Definition
A flight instrument component, usually a curved glass tube containing a ball in fluid, that shows whether the airplane is in coordinated flight by indicating sideways (lateral) acceleration. The ball is centered when the forces of the turn are balanced; it moves toward the inside or outside of the turn when the rudder and bank are not coordinated.
Plain English
It is the small ball you see at the bottom of the turn coordinator or turn-and-slip indicator. If the ball is in the middle, the turn is smooth and balanced. If the ball slides off to one side, you are skidding or slipping and need to adjust the rudder.
Context Anchor
You see the inclinometer on the instrument panel, especially when checking whether a turn is coordinated during maneuvering, stall practice, or instrument flying.
Derivation
From Latin inclinare, meaning "to lean." The instrument literally shows whether the airplane is leaning the right way for the turn it is making.
Why Pilots Care
Helps maintain coordinated flight for efficiency and safety; an uncentered ball signals a slip or skid that wastes energy and can lead to loss of control.
Analogy
Think of a small marble in a curved tray on the dashboard of your car.
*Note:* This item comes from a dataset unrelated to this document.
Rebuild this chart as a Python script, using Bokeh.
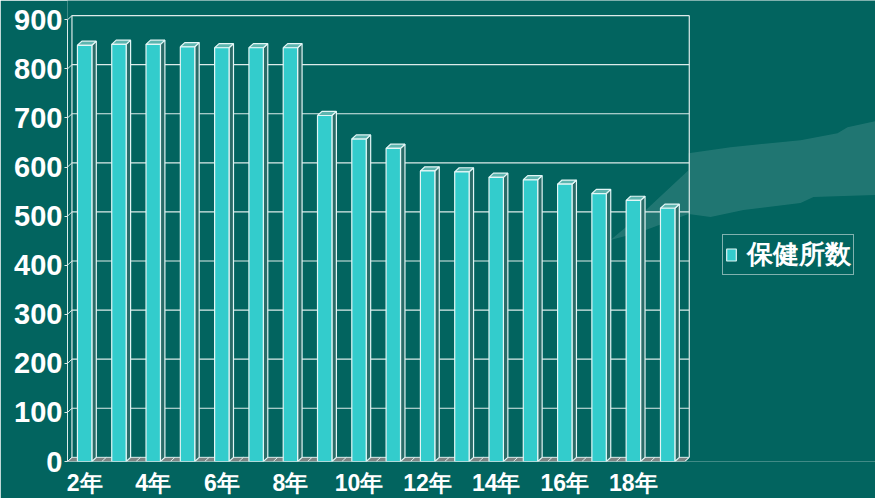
import numpy as np
from bokeh.plotting import figure
from bokeh.models import FixedTicker, Legend, LegendItem, ColumnDataSource, Range1d
from bokeh.embed import file_html
from bokeh.resources import INLINE

# ---- data ----
years = ["2年", "3年", "4年", "5年", "6年", "7年", "8年", "9年", "10年",
         "11年", "12年", "13年", "14年", "15年", "16年", "17年", "18年", "19年"]
counts = [848, 850, 850, 845, 843, 843, 843, 705, 657, 638,
          592, 590, 579, 574, 565, 546, 532, 516]
y_ticks = [0, 100, 200, 300, 400, 500, 600, 700, 800, 900]
shown_labels = ["2年", "4年", "6年", "8年", "10年", "12年", "14年", "16年", "18年"]
series_name = "保健所数"

# ---- style ----
BG = "#02645F"
BAR = "#33CCCC"
SIDE = "#2B6C68"
TOP = "#5DB5AF"
EDGE = "#E2F6F6"
GRID = "#DDEBEA"

W, H = 875, 498
FRAME_L, FRAME_B = 67, 462
X_END, Y_END = 23.56, 939.3

n = len(years)
xc = np.arange(n) + 0.5
bw = 0.42          # bar width in category units
ddx = 0.13         # 3D depth (x)
ddy = 8.5          # 3D depth (y)
ymax = y_ticks[-1]

# decorative background glow (screen pixels), converted to data space
glow_px = [(688, 153), (730, 147), (800, 140), (837, 133), (847, 127), (875, 121),
           (875, 195), (813, 197), (800, 203), (743, 210), (710, 217), (688, 214),
           (640, 232), (610, 240), (640, 215), (688, 170)]
sx = X_END / (W - FRAME_L)
sy = Y_END / FRAME_B
glow_x = [(px - FRAME_L) * sx for px, py in glow_px]
glow_y = [(FRAME_B - py) * sy for px, py in glow_px]

p = figure(width=W, height=H, x_range=Range1d(0, X_END), y_range=Range1d(0, Y_END),
           output_backend="svg", toolbar_location=None,
           min_border_left=FRAME_L, min_border_right=0, min_border_top=0,
           min_border_bottom=H - FRAME_B,
           background_fill_color=BG, border_fill_color=BG)
p.outline_line_color = None
p.xgrid.visible = False
p.ygrid.visible = False

p.patch(x=glow_x, y=glow_y, fill_color="white", fill_alpha=0.12, line_color=None)

# back wall grid lines
p.segment(x0=[ddx] * (len(y_ticks) - 1), y0=[v + ddy for v in y_ticks[1:]],
          x1=[n + ddx] * (len(y_ticks) - 1), y1=[v + ddy for v in y_ticks[1:]],
          line_color=GRID, line_width=1.2)
# left wall
p.segment(x0=[0] * len(y_ticks), y0=y_ticks, x1=[ddx] * len(y_ticks),
          y1=[v + ddy for v in y_ticks], line_color=GRID, line_width=1)
p.segment(x0=[ddx, n + ddx], y0=[ddy, ddy], x1=[ddx, n + ddx], y1=[ymax + ddy, ymax + ddy],
          line_color=GRID, line_width=1.2)
# floor
p.patch(x=[0, n, n + ddx, ddx], y=[0, 0, ddy, ddy], fill_color="#7C8584",
        line_color=GRID, line_width=1)
p.segment(x0=list(range(n + 1)), y0=[0] * (n + 1), x1=[i + ddx for i in range(n + 1)],
          y1=[ddy] * (n + 1), line_color=GRID, line_width=1)

# bars
left = xc - bw / 2
right = xc + bw / 2
side_xs = [[r, r + ddx, r + ddx, r] for r in right]
side_ys = [[0, ddy, v + ddy, v] for v in counts]
top_xs = [[l, r, r + ddx, l + ddx] for l, r in zip(left, right)]
top_ys = [[v, v, v + ddy, v + ddy] for v in counts]
p.patches(xs=side_xs, ys=side_ys, fill_color=SIDE, line_color=EDGE, line_width=1.2)
p.patches(xs=top_xs, ys=top_ys, fill_color=TOP, line_color=EDGE, line_width=1.2)
src = ColumnDataSource(dict(left=left, right=right, top=counts, bottom=[0] * n))
front = p.quad(left="left", right="right", top="top", bottom="bottom", source=src,
               fill_color=BAR, line_color=EDGE, line_width=1.2)

# axes
yax = p.yaxis[0]
yax.ticker = FixedTicker(ticks=y_ticks)
yax.bounds = (0, ymax)
yax.axis_line_color = GRID
yax.major_tick_line_color = GRID
yax.major_tick_in = 0
yax.major_tick_out = 3
yax.minor_tick_line_color = None
yax.major_label_standoff = 2
yax.major_label_text_color = "white"
yax.major_label_text_font = "Liberation Sans"
yax.major_label_text_font_style = "bold"
yax.major_label_text_font_size = "29px"

xax = p.xaxis[0]
label_pos = [float(xc[years.index(s)]) for s in shown_labels]
xax.ticker = FixedTicker(ticks=label_pos)
xax.major_label_overrides = {pos: s for pos, s in zip(label_pos, shown_labels)}
xax.axis_line_color = None
xax.major_tick_line_color = None
xax.minor_tick_line_color = None
xax.major_tick_in = 0
xax.major_tick_out = 0
xax.major_label_standoff = 8
xax.major_label_text_color = "white"
xax.major_label_text_font = "Liberation Sans"
xax.major_label_text_font_style = "bold"
xax.major_label_text_font_size = "23px"

legend = Legend(items=[LegendItem(label=series_name, renderers=[front])],
                location=(655, 186), orientation="vertical",
                label_text_font="Liberation Sans", label_text_font_style="bold",
                label_text_font_size="26px", label_text_color="white",
                glyph_width=12, glyph_height=15, label_standoff=10,
                padding=2, spacing=0, margin=0,
                border_line_color="white", border_line_width=1.5,
                background_fill_alpha=0)
p.add_layout(legend)

open("out.html", "w").write(file_html(p, INLINE))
Take a smooth, balanced corner and the marble stays in the middle. Take a rough corner where you turn the wheel without leaning into it, and the marble rolls to the side. The inclinometer ball does the same job in the airplane.
Intuition Check
Do not read inclinometer as a bank-angle instrument. It does not simply tell you how much the wings are tilted; it tells you whether the airplane is slipping or skidding sideways.
Example Sentence 1
As she rolled into the turn, she added rudder pressure until the inclinometer ball was centered.
Example Sentence 2
An uncentered inclinometer during a steep turn indicated a skid that required immediate correction.